Puncak tertinggi Gunung Semeru ini dikenal dengan sebutan Mahameru. Kalau seperti lirik lagu Dewa 19, mahameru sebuah legenda tersisa puncak abadi para dewa. Dan puncaknya Semeru inilah yang diambil menjadi judul novel karya kak Balakarsa yaitu Haru Mahameru.

Maksudnya, kenapa gitu ada kata Haru di sebelah Mahameru? Nah, ceritanya sedikit akan aku ungkap di tulisan ini. Spoiler Alert, kalau buku ini termasuk cerita horor dan merupakan karya pertama dari kak Balakarsa yang juga merupakan seorang pendaki gunung.

Kisah Di Gunung Semeru

Novel ini berkisah tentang perjalanan tiga orang remaja yang baru saja bagi rapor mendaki gunung semeru. Hanya saja, ide gila dari Purnomo, membuat kedua temannya yang bernama Suno dan Hendro kalang kabut. Pasalnya mereka sendiri belum mempersiapkan diri. Hingga tak tahu apakah ide temannya ini termasuk ide bagus atau enggak.

Karena kurangnya persiapan yang matang. Sampai belum dikantonginya izin dari orangtua Purnomo. Mereka akhirnya nekat untuk berangkat di pagi buta. Sesampainya di tempat perhentian, mereka melanjutkan perjalanan dengan mobil yang berbeda. Kali ini mereka berangkat bersama para pekerja yang hendak mencari kembang ijuk di hutan gunung.

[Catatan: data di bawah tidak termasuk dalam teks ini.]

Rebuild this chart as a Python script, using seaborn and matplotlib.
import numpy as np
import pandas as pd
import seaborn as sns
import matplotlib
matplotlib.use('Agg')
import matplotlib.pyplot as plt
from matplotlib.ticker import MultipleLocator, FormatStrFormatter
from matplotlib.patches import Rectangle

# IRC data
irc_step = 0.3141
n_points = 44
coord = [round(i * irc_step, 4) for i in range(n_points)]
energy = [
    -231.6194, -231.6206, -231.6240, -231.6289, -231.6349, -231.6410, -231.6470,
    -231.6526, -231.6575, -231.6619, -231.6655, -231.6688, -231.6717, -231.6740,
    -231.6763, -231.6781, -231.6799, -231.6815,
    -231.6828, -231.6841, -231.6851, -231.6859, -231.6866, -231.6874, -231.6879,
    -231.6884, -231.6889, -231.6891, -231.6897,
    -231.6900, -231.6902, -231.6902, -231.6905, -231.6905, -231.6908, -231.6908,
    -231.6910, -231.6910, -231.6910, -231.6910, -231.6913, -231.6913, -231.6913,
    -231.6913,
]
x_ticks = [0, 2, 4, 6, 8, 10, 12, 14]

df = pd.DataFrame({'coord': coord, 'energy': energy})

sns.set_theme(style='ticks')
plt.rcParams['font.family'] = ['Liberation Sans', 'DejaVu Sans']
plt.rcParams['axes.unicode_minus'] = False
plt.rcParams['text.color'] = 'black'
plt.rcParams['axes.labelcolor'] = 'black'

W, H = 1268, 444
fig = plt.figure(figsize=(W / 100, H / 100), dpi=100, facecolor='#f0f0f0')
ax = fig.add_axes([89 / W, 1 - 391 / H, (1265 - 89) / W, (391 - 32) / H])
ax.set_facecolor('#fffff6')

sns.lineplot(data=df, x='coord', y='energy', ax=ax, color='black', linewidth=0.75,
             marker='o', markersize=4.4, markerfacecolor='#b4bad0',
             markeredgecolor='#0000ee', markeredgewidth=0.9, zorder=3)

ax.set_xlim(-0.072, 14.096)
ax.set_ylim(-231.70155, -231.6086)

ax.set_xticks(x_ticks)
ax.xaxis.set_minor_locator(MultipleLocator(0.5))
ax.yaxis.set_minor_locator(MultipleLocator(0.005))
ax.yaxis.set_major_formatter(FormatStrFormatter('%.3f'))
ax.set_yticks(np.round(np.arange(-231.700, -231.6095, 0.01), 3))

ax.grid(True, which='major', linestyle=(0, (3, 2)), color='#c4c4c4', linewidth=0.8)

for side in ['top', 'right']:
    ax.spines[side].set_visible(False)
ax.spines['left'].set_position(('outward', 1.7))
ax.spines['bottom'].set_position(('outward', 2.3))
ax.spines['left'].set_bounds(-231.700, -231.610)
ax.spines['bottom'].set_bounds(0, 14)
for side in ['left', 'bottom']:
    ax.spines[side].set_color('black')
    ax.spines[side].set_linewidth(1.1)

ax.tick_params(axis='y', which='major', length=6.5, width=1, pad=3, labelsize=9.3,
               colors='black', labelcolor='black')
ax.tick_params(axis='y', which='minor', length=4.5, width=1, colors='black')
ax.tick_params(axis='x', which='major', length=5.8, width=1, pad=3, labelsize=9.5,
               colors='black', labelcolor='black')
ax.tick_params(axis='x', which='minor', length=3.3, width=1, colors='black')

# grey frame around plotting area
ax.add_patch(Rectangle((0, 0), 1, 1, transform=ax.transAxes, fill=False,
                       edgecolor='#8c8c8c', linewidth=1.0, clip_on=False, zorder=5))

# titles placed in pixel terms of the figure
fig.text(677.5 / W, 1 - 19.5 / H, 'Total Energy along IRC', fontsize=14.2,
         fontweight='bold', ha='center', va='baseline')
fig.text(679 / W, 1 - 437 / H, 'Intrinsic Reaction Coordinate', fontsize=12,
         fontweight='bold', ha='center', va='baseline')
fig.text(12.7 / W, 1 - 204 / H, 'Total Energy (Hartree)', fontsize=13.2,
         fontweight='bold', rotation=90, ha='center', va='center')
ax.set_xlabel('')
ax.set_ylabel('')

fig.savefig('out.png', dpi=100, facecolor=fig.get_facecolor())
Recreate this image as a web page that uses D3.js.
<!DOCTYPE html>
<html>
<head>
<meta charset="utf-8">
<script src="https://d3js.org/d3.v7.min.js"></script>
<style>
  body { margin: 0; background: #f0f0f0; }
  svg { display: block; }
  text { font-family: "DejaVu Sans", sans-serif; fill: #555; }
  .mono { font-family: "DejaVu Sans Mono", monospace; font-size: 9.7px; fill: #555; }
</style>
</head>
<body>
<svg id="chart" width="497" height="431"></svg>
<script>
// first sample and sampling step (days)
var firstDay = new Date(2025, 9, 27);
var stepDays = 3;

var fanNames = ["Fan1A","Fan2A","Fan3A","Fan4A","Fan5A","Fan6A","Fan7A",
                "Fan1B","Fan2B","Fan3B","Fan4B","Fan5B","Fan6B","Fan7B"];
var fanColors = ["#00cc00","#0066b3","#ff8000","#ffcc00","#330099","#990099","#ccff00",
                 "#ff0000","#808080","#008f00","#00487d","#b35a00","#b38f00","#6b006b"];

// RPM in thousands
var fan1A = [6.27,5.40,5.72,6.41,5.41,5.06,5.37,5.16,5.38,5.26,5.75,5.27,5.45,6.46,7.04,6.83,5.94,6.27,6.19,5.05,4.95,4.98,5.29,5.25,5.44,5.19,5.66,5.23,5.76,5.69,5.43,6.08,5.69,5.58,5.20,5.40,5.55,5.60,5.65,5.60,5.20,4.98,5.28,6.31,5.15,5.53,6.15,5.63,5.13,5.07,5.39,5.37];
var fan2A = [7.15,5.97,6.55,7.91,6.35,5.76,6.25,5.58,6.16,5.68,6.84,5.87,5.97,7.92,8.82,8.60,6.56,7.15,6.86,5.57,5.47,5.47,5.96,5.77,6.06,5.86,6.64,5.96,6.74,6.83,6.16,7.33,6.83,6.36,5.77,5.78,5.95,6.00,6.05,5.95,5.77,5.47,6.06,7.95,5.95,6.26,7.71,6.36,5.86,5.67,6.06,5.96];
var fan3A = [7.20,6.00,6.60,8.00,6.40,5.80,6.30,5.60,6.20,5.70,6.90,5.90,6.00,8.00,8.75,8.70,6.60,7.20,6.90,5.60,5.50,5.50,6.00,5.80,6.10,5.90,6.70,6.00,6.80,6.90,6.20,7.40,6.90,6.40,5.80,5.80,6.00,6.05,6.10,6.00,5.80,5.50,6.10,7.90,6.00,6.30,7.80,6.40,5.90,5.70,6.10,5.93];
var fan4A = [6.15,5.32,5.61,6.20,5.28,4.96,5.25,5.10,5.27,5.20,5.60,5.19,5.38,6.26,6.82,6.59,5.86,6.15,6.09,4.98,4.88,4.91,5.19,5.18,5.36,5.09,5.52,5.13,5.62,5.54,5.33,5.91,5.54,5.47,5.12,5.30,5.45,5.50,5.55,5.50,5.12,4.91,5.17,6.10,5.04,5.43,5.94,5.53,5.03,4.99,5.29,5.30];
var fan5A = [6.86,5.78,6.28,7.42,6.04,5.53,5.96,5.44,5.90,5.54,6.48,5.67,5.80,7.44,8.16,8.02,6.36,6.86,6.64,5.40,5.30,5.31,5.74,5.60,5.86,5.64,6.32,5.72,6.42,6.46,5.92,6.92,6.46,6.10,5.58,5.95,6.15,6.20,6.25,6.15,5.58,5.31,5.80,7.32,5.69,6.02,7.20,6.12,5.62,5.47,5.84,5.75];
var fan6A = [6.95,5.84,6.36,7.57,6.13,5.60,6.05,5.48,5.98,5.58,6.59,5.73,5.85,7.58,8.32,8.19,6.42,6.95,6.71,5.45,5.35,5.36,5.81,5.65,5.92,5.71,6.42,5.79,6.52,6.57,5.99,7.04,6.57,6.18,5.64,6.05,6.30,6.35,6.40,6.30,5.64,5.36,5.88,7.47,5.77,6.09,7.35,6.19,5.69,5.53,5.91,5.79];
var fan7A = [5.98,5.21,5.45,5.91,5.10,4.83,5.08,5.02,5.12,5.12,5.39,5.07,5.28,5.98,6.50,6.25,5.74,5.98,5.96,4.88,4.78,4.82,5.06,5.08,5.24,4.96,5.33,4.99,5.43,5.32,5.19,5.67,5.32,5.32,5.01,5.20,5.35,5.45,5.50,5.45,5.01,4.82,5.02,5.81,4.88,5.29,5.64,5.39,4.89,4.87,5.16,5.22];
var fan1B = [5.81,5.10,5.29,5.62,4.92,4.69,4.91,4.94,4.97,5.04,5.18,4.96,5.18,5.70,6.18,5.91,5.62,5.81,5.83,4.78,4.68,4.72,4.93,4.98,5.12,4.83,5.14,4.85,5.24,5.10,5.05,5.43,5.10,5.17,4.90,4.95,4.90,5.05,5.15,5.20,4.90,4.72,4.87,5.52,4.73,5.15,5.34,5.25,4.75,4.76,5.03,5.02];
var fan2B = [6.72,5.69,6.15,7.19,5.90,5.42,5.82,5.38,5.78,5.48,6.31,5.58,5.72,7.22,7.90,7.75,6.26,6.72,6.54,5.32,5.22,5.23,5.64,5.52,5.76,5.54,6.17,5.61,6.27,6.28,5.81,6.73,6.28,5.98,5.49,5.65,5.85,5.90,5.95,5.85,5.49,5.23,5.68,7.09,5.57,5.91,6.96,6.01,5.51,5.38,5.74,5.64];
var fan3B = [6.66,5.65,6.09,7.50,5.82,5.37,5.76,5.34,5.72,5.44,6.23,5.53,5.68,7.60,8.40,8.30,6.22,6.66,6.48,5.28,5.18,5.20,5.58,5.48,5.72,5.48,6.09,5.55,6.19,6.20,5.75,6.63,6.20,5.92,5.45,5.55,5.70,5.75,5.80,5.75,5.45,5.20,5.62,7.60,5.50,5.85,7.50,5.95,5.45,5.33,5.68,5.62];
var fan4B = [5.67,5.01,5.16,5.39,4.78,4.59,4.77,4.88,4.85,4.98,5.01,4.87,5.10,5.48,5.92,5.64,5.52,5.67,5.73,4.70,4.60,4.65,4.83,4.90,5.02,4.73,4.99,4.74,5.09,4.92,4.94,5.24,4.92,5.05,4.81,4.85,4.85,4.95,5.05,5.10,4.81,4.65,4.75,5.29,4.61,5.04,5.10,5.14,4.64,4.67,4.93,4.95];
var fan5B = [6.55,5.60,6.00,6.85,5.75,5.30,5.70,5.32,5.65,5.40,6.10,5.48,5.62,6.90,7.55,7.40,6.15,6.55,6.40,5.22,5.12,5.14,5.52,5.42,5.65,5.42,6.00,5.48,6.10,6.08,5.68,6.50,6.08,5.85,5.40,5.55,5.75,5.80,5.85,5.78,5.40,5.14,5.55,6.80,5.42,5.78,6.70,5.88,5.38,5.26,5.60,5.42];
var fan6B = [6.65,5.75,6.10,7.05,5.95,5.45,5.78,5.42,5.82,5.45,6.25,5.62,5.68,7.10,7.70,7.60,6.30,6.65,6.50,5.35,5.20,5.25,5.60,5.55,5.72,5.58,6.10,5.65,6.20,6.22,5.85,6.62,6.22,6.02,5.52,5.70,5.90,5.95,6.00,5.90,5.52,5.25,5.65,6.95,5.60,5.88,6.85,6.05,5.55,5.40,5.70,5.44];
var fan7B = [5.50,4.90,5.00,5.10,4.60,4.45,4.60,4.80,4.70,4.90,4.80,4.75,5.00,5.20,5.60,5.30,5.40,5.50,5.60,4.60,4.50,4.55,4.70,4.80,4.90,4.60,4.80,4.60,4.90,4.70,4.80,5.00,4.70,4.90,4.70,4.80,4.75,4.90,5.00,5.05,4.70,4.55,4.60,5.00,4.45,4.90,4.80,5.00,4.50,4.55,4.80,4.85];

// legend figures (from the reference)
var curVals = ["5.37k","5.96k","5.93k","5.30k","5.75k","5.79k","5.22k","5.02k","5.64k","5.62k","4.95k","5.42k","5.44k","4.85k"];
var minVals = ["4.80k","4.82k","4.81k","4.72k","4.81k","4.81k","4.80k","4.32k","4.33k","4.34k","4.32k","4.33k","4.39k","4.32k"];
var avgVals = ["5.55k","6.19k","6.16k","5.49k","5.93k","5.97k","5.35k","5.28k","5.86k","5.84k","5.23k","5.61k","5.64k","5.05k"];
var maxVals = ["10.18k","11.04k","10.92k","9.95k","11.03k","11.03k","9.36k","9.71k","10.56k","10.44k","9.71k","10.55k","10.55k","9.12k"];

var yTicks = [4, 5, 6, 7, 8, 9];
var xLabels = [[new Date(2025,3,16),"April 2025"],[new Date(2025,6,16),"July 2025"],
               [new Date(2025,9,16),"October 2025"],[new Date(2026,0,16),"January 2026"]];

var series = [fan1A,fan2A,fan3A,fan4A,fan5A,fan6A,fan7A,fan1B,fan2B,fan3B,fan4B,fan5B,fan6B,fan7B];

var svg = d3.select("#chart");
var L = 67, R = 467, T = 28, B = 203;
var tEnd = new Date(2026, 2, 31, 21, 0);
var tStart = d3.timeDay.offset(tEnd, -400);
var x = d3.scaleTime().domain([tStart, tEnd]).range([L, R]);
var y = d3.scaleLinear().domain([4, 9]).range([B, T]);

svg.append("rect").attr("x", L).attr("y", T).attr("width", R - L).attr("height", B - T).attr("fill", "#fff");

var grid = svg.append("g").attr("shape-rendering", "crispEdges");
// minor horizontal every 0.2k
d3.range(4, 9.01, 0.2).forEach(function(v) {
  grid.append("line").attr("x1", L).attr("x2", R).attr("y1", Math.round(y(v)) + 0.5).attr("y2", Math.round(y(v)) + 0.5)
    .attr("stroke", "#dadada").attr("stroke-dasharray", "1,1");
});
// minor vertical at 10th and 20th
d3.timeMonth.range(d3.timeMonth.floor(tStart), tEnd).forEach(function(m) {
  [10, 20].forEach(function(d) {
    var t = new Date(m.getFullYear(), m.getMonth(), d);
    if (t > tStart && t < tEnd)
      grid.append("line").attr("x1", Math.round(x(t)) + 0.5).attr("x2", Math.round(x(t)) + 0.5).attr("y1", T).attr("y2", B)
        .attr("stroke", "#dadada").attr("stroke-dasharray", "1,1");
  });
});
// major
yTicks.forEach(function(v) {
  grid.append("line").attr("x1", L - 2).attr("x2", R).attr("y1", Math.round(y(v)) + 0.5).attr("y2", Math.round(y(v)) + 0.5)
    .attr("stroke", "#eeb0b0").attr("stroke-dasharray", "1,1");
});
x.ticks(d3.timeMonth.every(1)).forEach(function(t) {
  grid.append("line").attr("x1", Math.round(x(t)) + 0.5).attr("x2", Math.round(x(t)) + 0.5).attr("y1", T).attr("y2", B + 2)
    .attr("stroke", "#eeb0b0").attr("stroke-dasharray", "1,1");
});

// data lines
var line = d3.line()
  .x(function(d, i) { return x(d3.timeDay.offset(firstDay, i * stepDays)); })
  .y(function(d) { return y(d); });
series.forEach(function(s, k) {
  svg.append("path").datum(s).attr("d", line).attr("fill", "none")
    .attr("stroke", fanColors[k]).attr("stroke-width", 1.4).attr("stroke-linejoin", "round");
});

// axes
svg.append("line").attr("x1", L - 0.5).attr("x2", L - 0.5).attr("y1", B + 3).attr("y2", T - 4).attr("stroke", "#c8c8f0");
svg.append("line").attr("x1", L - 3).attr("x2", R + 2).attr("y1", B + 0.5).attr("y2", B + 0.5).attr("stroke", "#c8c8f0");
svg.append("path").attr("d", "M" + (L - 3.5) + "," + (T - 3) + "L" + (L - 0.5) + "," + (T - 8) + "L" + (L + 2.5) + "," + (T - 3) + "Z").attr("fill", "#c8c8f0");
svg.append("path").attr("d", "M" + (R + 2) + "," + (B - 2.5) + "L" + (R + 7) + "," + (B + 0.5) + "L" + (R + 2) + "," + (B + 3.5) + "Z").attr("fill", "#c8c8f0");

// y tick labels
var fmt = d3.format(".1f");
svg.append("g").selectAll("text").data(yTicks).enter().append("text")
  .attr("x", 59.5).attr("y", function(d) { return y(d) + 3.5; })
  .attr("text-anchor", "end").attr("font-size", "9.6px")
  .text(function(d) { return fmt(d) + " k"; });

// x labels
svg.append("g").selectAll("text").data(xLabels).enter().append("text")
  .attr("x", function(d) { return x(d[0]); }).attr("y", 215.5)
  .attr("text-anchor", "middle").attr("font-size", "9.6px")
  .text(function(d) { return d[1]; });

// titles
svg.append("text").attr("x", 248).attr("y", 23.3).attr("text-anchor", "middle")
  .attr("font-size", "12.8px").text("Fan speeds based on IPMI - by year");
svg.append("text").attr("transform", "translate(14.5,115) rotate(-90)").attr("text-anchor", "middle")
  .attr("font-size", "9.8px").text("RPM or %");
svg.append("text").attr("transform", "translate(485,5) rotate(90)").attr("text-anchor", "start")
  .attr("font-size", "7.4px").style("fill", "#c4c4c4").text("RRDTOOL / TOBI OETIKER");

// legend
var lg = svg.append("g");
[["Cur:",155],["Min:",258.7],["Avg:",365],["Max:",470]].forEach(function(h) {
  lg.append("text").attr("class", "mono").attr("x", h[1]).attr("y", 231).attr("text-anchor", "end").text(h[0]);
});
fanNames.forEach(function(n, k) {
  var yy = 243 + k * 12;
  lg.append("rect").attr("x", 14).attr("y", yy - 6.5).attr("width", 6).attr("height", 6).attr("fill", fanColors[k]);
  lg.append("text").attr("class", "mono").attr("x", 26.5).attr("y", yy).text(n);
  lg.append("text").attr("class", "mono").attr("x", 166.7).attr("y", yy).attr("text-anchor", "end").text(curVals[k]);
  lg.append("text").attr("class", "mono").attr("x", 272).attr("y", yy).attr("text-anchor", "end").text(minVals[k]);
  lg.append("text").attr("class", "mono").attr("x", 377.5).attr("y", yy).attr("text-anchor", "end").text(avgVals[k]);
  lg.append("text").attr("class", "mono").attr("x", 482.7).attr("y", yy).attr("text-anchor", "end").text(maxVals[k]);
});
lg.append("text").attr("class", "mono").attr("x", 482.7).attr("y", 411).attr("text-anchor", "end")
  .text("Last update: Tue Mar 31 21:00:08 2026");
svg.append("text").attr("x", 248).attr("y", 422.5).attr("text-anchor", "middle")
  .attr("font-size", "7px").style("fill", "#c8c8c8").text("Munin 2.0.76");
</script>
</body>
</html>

Selama perjalanan Lik Slamet yang dikenal oleh Purnomo ini sudah memberi banyak nasihat. Terutama untuk menjaga diri serta menjaga perilaku dan perkataan. Pasalnya, ternyata ide gila Purnomo ini enggak lazim. Mereka naik gunung tanpa melewati jalur yang sudah disediakan. Hingga akhirnya perjalanan mereka tersendat dan banyak menghadapi rintangan. Hingga hampir melibatkan nyawa teman-temannya.

Mendaki Ke Puncak Mahameru

Cerita di novel ini sebenarnya punya ide yang cukup menantang. Terutama saat menyajikan kisah ketika mereka naik melalui jalur yang bukan pada umumnya. Tapi, di sini agak kurang dalam woro-woro mengenai aturan dalam mendaki gunung.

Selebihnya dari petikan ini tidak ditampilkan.